>> begin

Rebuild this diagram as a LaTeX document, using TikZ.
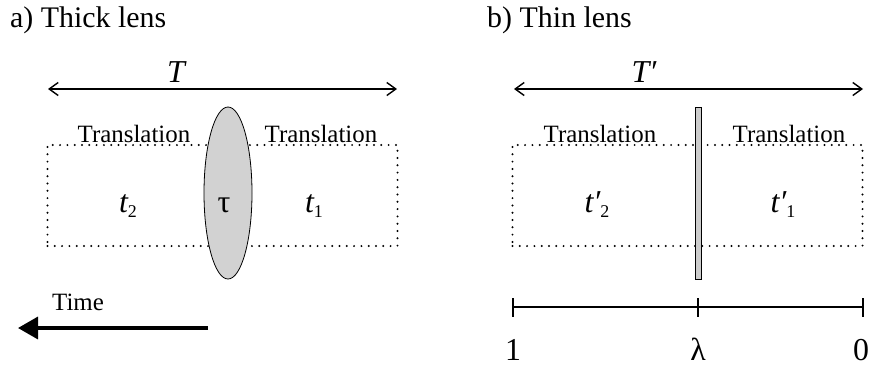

>> end
>> begin

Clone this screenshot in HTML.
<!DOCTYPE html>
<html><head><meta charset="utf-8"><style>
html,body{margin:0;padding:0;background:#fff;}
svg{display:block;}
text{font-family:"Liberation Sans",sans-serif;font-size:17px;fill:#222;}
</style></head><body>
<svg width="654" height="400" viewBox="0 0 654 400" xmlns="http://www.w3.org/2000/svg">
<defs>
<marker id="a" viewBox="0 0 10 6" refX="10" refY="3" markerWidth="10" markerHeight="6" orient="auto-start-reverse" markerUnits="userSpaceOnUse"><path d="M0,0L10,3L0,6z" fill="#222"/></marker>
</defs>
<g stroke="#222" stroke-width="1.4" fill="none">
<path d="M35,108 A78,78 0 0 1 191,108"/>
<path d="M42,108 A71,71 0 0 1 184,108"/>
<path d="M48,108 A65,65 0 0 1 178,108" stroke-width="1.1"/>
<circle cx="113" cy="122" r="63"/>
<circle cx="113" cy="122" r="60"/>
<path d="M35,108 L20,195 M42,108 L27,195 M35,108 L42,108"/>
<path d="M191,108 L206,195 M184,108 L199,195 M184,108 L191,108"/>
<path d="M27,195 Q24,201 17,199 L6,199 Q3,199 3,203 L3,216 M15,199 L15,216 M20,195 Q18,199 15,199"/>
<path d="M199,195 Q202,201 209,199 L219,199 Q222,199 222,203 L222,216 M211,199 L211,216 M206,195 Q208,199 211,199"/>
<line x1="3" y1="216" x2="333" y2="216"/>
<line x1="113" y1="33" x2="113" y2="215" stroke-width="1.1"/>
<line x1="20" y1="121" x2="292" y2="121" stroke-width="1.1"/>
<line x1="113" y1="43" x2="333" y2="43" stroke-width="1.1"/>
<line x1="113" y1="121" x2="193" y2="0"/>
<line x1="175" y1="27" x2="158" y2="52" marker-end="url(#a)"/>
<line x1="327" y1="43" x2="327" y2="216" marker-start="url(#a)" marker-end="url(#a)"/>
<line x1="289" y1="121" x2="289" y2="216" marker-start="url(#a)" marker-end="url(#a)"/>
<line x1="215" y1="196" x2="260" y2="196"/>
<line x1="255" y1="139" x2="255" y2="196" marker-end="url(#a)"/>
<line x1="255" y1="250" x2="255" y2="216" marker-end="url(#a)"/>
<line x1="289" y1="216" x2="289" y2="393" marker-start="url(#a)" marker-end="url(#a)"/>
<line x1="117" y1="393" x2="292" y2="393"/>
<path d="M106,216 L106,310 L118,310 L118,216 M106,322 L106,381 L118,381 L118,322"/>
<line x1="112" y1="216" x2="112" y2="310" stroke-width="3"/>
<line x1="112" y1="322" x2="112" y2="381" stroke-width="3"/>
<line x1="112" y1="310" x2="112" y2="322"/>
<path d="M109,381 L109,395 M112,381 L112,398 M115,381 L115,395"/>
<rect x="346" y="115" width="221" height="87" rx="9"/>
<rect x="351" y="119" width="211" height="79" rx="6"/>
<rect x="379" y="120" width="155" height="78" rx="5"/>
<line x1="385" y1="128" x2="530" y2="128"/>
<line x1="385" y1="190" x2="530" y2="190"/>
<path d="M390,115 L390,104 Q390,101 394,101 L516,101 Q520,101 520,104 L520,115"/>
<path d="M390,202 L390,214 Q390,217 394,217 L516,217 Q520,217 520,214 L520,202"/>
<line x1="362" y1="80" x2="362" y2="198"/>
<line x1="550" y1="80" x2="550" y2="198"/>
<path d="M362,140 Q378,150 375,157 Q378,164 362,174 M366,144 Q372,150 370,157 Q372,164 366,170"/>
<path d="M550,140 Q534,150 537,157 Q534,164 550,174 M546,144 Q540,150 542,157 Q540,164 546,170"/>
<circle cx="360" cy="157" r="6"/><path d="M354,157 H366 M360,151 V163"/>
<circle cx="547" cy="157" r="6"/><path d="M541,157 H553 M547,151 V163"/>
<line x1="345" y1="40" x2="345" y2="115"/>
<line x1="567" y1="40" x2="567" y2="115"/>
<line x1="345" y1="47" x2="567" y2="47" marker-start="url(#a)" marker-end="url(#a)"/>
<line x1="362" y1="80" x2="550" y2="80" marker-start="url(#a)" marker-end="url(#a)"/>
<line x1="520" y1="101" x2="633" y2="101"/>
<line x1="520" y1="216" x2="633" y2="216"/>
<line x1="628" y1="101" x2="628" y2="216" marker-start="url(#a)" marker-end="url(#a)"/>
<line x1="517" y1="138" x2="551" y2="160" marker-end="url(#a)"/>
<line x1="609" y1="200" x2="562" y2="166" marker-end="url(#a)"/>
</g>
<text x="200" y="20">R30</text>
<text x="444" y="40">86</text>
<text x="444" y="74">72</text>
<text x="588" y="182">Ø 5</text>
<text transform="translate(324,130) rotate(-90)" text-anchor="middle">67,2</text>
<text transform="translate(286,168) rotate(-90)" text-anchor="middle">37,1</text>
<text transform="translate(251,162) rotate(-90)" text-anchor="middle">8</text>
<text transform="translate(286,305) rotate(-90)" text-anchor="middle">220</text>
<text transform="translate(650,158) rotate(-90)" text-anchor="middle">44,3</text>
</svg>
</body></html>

>> end

WRITTEN REQUEST:
From the data above, pick out each line containing "this" and copy it.

RIGHT ANSWER:
Rebuild this diagram as a LaTeX document, using TikZ.
Clone this screenshot in HTML.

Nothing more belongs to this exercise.